◆ Task brief: Retype each line exactly. Skip images.

◆ Collected material:
---------------

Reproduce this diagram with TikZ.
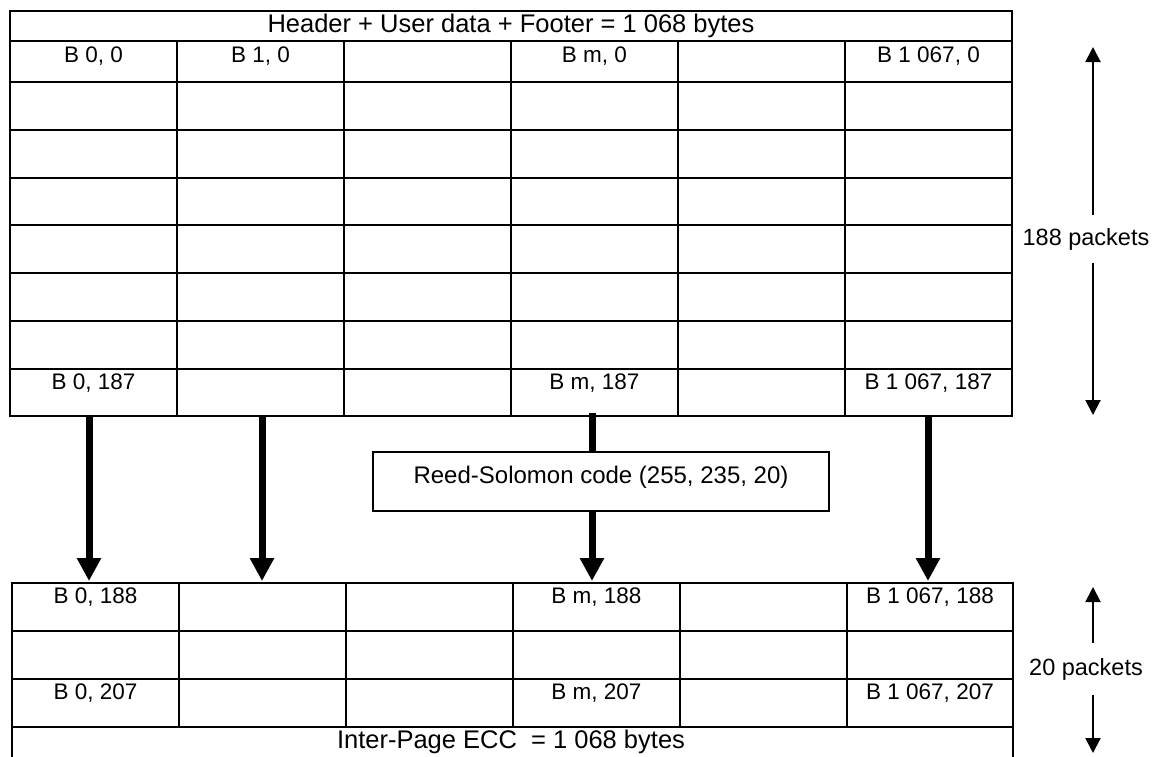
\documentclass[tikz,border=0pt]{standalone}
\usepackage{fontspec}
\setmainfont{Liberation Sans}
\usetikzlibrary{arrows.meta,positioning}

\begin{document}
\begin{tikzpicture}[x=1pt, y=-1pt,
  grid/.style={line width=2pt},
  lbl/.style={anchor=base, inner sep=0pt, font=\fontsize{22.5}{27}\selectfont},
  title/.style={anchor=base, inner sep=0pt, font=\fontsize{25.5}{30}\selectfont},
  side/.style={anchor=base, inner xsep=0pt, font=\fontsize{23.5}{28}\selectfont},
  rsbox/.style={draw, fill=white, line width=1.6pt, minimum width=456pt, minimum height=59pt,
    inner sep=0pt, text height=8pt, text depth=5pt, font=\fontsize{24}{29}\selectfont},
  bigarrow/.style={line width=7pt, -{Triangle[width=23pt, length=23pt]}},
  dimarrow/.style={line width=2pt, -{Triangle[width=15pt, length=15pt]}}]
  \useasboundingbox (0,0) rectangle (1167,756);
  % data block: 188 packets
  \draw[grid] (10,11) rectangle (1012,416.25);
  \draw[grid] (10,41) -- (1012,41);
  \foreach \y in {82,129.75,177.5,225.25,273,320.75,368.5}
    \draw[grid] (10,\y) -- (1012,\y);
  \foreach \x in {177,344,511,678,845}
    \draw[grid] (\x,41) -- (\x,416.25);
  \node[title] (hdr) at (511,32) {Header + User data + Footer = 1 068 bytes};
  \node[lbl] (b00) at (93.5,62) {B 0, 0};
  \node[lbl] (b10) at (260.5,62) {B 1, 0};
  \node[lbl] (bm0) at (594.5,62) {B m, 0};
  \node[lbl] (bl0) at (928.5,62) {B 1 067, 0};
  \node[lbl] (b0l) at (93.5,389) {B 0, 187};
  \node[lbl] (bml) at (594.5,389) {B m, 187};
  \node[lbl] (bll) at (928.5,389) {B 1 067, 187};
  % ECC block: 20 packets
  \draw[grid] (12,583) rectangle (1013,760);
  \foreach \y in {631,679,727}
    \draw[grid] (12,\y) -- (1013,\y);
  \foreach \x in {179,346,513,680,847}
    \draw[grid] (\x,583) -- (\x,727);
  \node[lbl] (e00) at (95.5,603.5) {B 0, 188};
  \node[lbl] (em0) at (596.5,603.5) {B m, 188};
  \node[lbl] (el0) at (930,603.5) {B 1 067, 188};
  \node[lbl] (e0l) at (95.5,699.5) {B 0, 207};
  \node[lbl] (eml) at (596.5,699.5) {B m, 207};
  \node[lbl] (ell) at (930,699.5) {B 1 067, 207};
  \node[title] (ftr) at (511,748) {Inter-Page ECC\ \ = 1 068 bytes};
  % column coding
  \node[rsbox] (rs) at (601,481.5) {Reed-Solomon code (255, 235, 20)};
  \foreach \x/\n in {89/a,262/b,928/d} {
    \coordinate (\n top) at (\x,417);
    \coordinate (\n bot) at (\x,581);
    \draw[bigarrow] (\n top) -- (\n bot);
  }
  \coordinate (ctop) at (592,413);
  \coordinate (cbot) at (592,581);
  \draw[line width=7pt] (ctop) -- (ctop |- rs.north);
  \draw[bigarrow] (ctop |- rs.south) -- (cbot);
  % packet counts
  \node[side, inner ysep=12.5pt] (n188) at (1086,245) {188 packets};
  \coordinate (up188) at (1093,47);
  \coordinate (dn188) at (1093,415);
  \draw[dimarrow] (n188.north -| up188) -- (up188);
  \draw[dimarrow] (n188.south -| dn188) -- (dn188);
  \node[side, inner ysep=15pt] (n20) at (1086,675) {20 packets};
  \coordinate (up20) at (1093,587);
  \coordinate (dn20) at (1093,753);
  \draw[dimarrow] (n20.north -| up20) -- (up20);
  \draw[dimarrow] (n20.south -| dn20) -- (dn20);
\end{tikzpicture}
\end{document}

---------------

◆ Task output:
Reproduce this diagram with TikZ.
\documentclass[tikz,border=0pt]{standalone}
\usepackage{fontspec}
\setmainfont{Liberation Sans}
\usetikzlibrary{arrows.meta,positioning}

\begin{document}
\begin{tikzpicture}[x=1pt, y=-1pt,
  grid/.style={line width=2pt},
  lbl/.style={anchor=base, inner sep=0pt, font=\fontsize{22.5}{27}\selectfont},
  title/.style={anchor=base, inner sep=0pt, font=\fontsize{25.5}{30}\selectfont},
  side/.style={anchor=base, inner xsep=0pt, font=\fontsize{23.5}{28}\selectfont},
  rsbox/.style={draw, fill=white, line width=1.6pt, minimum width=456pt, minimum height=59pt,
    inner sep=0pt, text height=8pt, text depth=5pt, font=\fontsize{24}{29}\selectfont},
  bigarrow/.style={line width=7pt, -{Triangle[width=23pt, length=23pt]}},
  dimarrow/.style={line width=2pt, -{Triangle[width=15pt, length=15pt]}}]
  \useasboundingbox (0,0) rectangle (1167,756);
  % data block: 188 packets
  \draw[grid] (10,11) rectangle (1012,416.25);
  \draw[grid] (10,41) -- (1012,41);
  \foreach \y in {82,129.75,177.5,225.25,273,320.75,368.5}
    \draw[grid] (10,\y) -- (1012,\y);
  \foreach \x in {177,344,511,678,845}
    \draw[grid] (\x,41) -- (\x,416.25);
  \node[title] (hdr) at (511,32) {Header + User data + Footer = 1 068 bytes};
  \node[lbl] (b00) at (93.5,62) {B 0, 0};
  \node[lbl] (b10) at (260.5,62) {B 1, 0};
  \node[lbl] (bm0) at (594.5,62) {B m, 0};
  \node[lbl] (bl0) at (928.5,62) {B 1 067, 0};
  \node[lbl] (b0l) at (93.5,389) {B 0, 187};
  \node[lbl] (bml) at (594.5,389) {B m, 187};
  \node[lbl] (bll) at (928.5,389) {B 1 067, 187};
  % ECC block: 20 packets
  \draw[grid] (12,583) rectangle (1013,760);
  \foreach \y in {631,679,727}
    \draw[grid] (12,\y) -- (1013,\y);
  \foreach \x in {179,346,513,680,847}
    \draw[grid] (\x,583) -- (\x,727);
  \node[lbl] (e00) at (95.5,603.5) {B 0, 188};
  \node[lbl] (em0) at (596.5,603.5) {B m, 188};
  \node[lbl] (el0) at (930,603.5) {B 1 067, 188};
  \node[lbl] (e0l) at (95.5,699.5) {B 0, 207};
  \node[lbl] (eml) at (596.5,699.5) {B m, 207};
  \node[lbl] (ell) at (930,699.5) {B 1 067, 207};
  \node[title] (ftr) at (511,748) {Inter-Page ECC\ \ = 1 068 bytes};
  % column coding
  \node[rsbox] (rs) at (601,481.5) {Reed-Solomon code (255, 235, 20)};
  \foreach \x/\n in {89/a,262/b,928/d} {
    \coordinate (\n top) at (\x,417);
    \coordinate (\n bot) at (\x,581);
    \draw[bigarrow] (\n top) -- (\n bot);
  }
  \coordinate (ctop) at (592,413);
  \coordinate (cbot) at (592,581);
  \draw[line width=7pt] (ctop) -- (ctop |- rs.north);
  \draw[bigarrow] (ctop |- rs.south) -- (cbot);
  % packet counts
  \node[side, inner ysep=12.5pt] (n188) at (1086,245) {188 packets};
  \coordinate (up188) at (1093,47);
  \coordinate (dn188) at (1093,415);
  \draw[dimarrow] (n188.north -| up188) -- (up188);
  \draw[dimarrow] (n188.south -| dn188) -- (dn188);
  \node[side, inner ysep=15pt] (n20) at (1086,675) {20 packets};
  \coordinate (up20) at (1093,587);
  \coordinate (dn20) at (1093,753);
  \draw[dimarrow] (n20.north -| up20) -- (up20);
  \draw[dimarrow] (n20.south -| dn20) -- (dn20);
\end{tikzpicture}
\end{document}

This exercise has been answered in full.